For the English Bible, the books of I and II Kings are like I and II Samuel, they began as a combined whole. The Greek Septuagint translators divided Kings into two parts, the Latin Vulgate and English Bibles have followed that Septuagint division.1 The division: I Kings ends with Ahaziah’s Reign in Israel (the Northern Kingdom) and II Kings opens with Ahaziah falling through lattice work and his eventual death.
Interestingly enough, Kings covers a time period of 406 years.2 The first part of Kings is estimated to cover 120 years3 and second part 286 years (chapters 1-17 covering 131 years and 18-25 covering 155 years).4 Additionally, Kings can be seen moving in three parts.5 The first part is the beginning and ending of Solomon’s reign, I Kings 1-11. The second part is the Divided Kingdom, from Solomon’s death to the Assyrian Captivity, I Kings 12 through II Kings 17. The final part is Judah, the remaining kingdom, II Kings 18-25.
The Kings collection provides an intriguing record of the rise and fall of the Isra’el nation. When taken in conjunction with the books of Samuel, we see a nation develop from the Judges to a nation lead by kings who aspired and desired to live for Jehovah. Yes, Saul, David, and Solomon all had their failures. Saul lost his dynasty because of moral corruption. However, David’s dynasty was established and maintained because of his moral uprightness. Yet, David’s dynasty fell to the responsibility of his son Solomon (Shlomo), who, like Saul, started in a manner that upheld YHWH, but is brought to an end because of his moral corruption.
Kings reveals Israel’s national success which results from moral direction, and the depths of destruction caused by moral corruption. It is because of Solomon’s moral corruption (his forsaking of covenant) that causes Israel to be bifurcated, split into two. This splitting has tremendous theological application to covenant, but our article does not permit this lengthy discussion. Furthermore, not only is Israel split, but she also losses a majority of her tribes to the world and they are considered lost to history.

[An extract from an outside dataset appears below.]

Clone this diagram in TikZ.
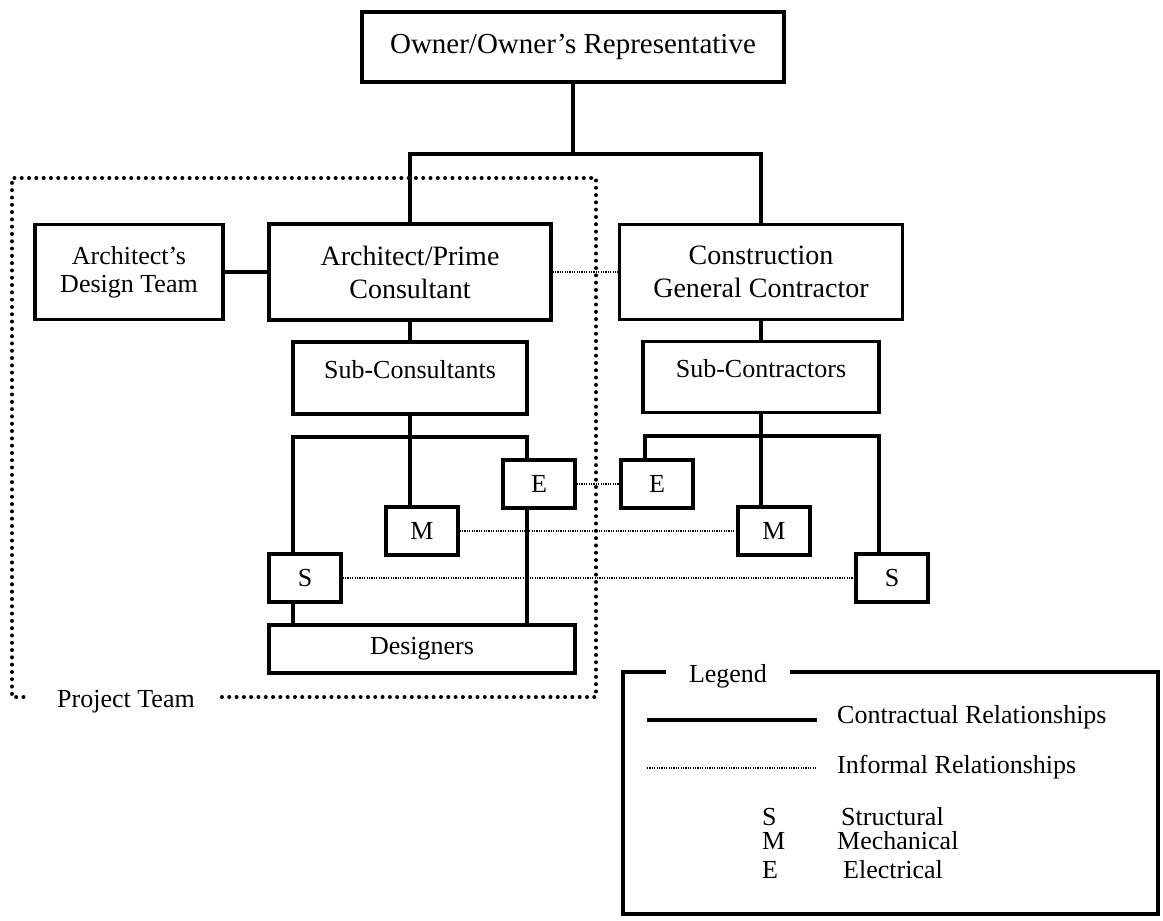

As we close, let us consider some tidbits mentioned in the NIV Archeological Study Bible. These provide additional points of interest which can enrich one’s reading of the Books of Kings. Some information regarding I Kings:6
- Most ancient prostitutes were slaves, often daughters who had been sold by their parents or poor women who had never been married or had lost their husbands (3:16).
- Since Solomon had 1,400 chariots (10:26; 2Ch 1:14), his stables included stalls for 2,800 chariot horses (two for each chariot), with additional stalls for 1,200 horses (1Ki 4:26).
- Ancient wisdom included music, poetry, proverbial sayings for wise conduct and what we would now call science (4:29-34).
- It was common during Old Testament times for people of one nation to recognize the deities of another (5:7).
- The Palace of Forest of Lebanon was so named because its many pillars were made from the trunks of cedars of Lebanon, giving the appearance of a massive forest (7:2).
- The “Sea of cast metal” was an enormous reservoir of water, holding about 11,500 gallons… and used by the priests for ritual cleansing (7:23).
Some information regarding II Kings:7
- Ancient pagans thought that the magical power of curses could be nullified either by forcing the pronouncer of a curse to retract the statement or by killing him or her so that the curse would accompany that individual to the netherworld (1:6-15).
- Baldness, uncommon among the ancient Jews, was considered an object for mockery, while luxuriant hair seems to have been viewed as a sign of strength and vigor (2:23).
- It is still common for wadis (dry river beds) in the Arabah to become streams after a cloudburst, leaving behind pools of water. The storm may occur far enough away that no sound of wind or rain can be heard, but the water gathers and rushes down the valleys, often taking travelers by surprise (3:20).
- It was commonly assumed throughout the ancient Near East that a diety could be worshipped only on the soil of the nation to which he or she was bound (5:17).
- Women’s makeup was sophisticated: black kohl to outline the eyes, blue eye shadow from lapis lazuli, crushed cochineal to serve as lipstick and scarlet henna to paint fingernails and toenails. There were also powders and an array of perfumes and ointments (9:30).
- It was common in the ancient Near East to seek omens by examining the entrails of sacrificed animals (16:15).
1. Nelson’s Complete Book of Bible Maps and Charts, 1 Kings, p. 111, ISBN 0-7852-1154-3.
2. Number of years varies on source. Holman Illustrated Bible Dictionary claims 410 years; Kings, Books of; p. 989, ISBN-13 978-0-8054-2836-0.
3. Nelson’s, 1 Kings, p. 113.
4. Nelson’s, 2 Kings, p. 124.
5. Nelson’s, 1 Kings, p. 113, II Kings, p. 126.
6. Archaeological Study Bible, New International Version, p. 480, ISBN-10: 0-310-92605-X.
7. Archaeological Study Bible, New International Version, p. 527, ISBN-10: 0-310-92605-X.